It’s no secret that real estate values are at an all time high in the greatest city in the world (That’s Charleston in case you had any doubt). With that comes elevated rental rates and investment property ownership has never looked so good. The savvy investor understands that it is important to do everything possible to get the highest rental rate for their property that this elevated market can bring. Here are 5 easy tips to get the most for your property.
- Maintain your Property!
It goes without saying, but I will say it anyway. Do not put off to tomorrow what needs to be done today. Not replacing air filters, or faulty appliances, or fixing minor plumbing or electrical issues only defer the inevitable repair to the most inopportune of times.
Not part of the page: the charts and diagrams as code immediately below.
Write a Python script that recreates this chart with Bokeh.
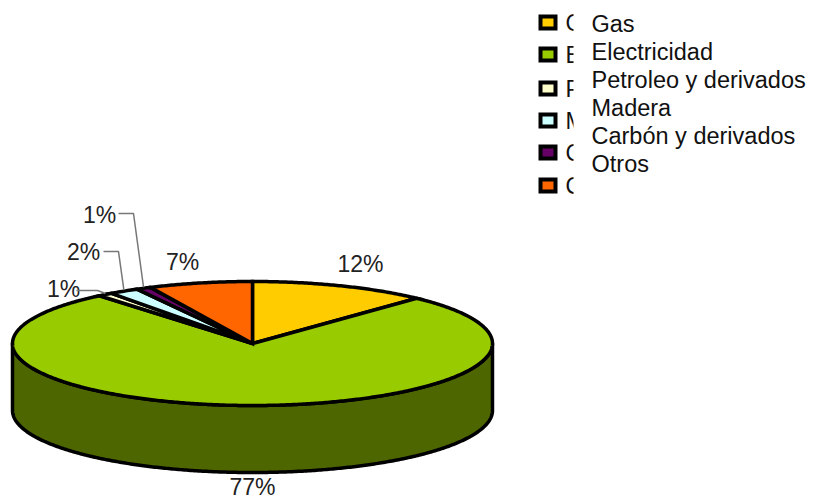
import math
from bokeh.plotting import figure
from bokeh.models import Range1d
from bokeh.core.properties import value
from bokeh.embed import file_html
from bokeh.resources import INLINE

categories = ["Gas", "Electricidad", "Petroleo y derivados", "Madera", "Carbón y derivados", "Otros"]
shares = [12, 77, 1, 2, 1, 7]
colors = ["#FFCC00", "#99CC00", "#FFFFCC", "#CCFFFF", "#660066", "#FF6600"]
side_colors = ["#806600", "#4D6600", "#808066", "#668080", "#330033", "#803300"]

FONT = "Liberation Sans"
CX, CY, RX, RY, DEPTH = 252, 343, 240, 62, 67

p = figure(width=813, height=501, output_backend="svg", toolbar_location=None,
           x_range=Range1d(0, 813), y_range=Range1d(501, 0),
           min_border=0, outline_line_color=None, background_fill_color="white")
p.axis.visible = False
p.grid.visible = False


def rim(deg, dy=0.0):
    t = math.radians(deg)
    return CX + RX * math.sin(t), CY - RY * math.cos(t) + dy


def arc(a, b, dy=0.0):
    n = max(2, int(abs(b - a) * 2))
    return [rim(a + (b - a) * i / n, dy) for i in range(n + 1)]


total = sum(shares)
edges = [0.0]
for s in shares:
    edges.append(edges[-1] + 360.0 * s / total)

# side wall: only the part of the rim facing the viewer (90..270 degrees)
for i in range(len(shares)):
    a, b = max(edges[i], 90), min(edges[i + 1], 270)
    if b > a:
        top = arc(a, b)
        bot = arc(b, a, DEPTH)
        pts = top + bot
        p.patch([q[0] for q in pts], [q[1] for q in pts], fill_color=side_colors[i],
                line_color="black", line_width=3.5, line_join="round")

# top face wedges
for i in range(len(shares)):
    pts = [(CX, CY)] + arc(edges[i], edges[i + 1])
    p.patch([q[0] for q in pts], [q[1] for q in pts], fill_color=colors[i],
            line_color="black", line_width=3.5, line_join="miter")

# percentage labels
labels = [f"{s}%" for s in shares]
label_xy = [(360, 263), (252, 486), (63, 288), (83, 251), (99, 214), (182, 261)]
for lab, (x, y) in zip(labels, label_xy):
    p.text([x], [y], text=[lab], text_font=value(FONT), text_font_size="23px",
           text_color="#222222", text_align="center", text_baseline="middle")

# leader lines, from the label to the middle of each small slice's rim
elbows = {2: [(76, 290), (97, 290)], 3: [(103, 251), (118, 251)], 4: [(118, 213), (133, 213)]}
for i, pts in elbows.items():
    end = rim((edges[i] + edges[i + 1]) / 2, -1)
    path = pts + [end]
    p.line([q[0] for q in path], [q[1] for q in path], line_color="#777777", line_width=1.5)

# legend keys, with their own labels cut off by the box laid over them
row_y = [22, 54, 88, 120, 152, 185]
for cat, col, y in zip(categories, colors, row_y):
    p.text([565], [y], text=[cat], text_font=value(FONT), text_font_size="23px",
           text_color="#111111", text_align="left", text_baseline="middle")
    p.quad(left=[540], right=[555], top=[y - 6], bottom=[y + 6], fill_color=col,
           line_color="black", line_width=4, line_join="miter")
p.quad(left=[573], right=[813], top=[0], bottom=[205], fill_color="white", line_color=None)

text_y = [23, 51, 79, 107, 135, 163]
for cat, y in zip(categories, text_y):
    p.text([591], [y], text=[cat], text_font=value(FONT), text_font_size="23.5px",
           text_color="#111111", text_align="left", text_baseline="middle")

open("out.html", "w").write(file_html(p, INLINE))
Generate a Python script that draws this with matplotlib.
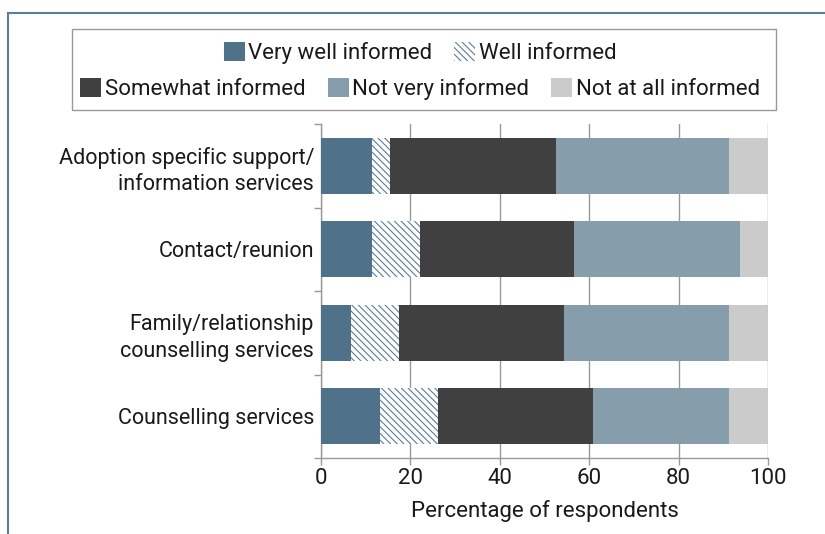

Typically, these issues manifest themselves when you are trying to market the property or when the new tenant moves in. This can start a new tenancy on the wrong foot and the relationship can be rocky throughout the term of the lease. Keeping your property up to date, please… pretty please.
- Market Aggressively
This (among other areas) is where a property management company can come in handy. The most critical time for an investment property is when it is being shown to the market. After the property is brought up to date and had all of its necessary repairs done, it’s time to get the word out! A property management company should have a multifaceted and aggressive approach to getting as many people looking at that rental property as possible. In short, they should do more than just throw it up on Craigslist once and lease to the first person that calls them. I tell our clients that I am going to be showing their house so much that they are going to think about charging me rent!
- Price the Property Right (the first time)
Getting this right is critical because you only have one chance to make a good first impression. At Bridgepoint, we pull multiple comps, look at the historical trends of the zip code the property is in as well as neighboring zip codes, and then come to a decision with you. The problem with pricing too low is obvious but you might be asking yourself, “Why not ask for a lot? What if someone pays it?” I love the enterprising spirit, but tenants are savvier today than ever before. They know when a rental rate is too high and if they see it go down 2 weeks later, they wonder what happens if they wait another 2 weeks. Then their interest drops or they move on. Pricing is critical and Bridgepoint would love to help you price your property right.
- Screen tenants like it’s your job (it’s ours)
It’s important to do your due diligence and qualify potential tenants. Have a set of parameters and do not deviate from those parameters. Having something written down is a great idea. At Bridgepoint we do credit checks, background checks, eviction reports, rental history verification, employment and income verification, as well as a tenant interview. It is so important to be diligent and have a level playing field for all tenants.
- Taxes and Insurance
Just the title puts me to sleep but it is critically important to know that both of these things change the moment a property goes from being owner occupied to an investment property. You would be well served to contact the county tax assessor and understand what your exposure is. The good news is that insurance typically goes down in this case. Bridgepoint would be happy to help you with this too.
Having investment property is just that, an investment; an investment in time and money and effort. Like most things in life, you get out of it what you put in to it. If you neglect one or all of the above points, you could find that you have made a bed that you do not want to sleep in. On the other hand, if you are diligent in your investing, it is likely to pay dividends for years.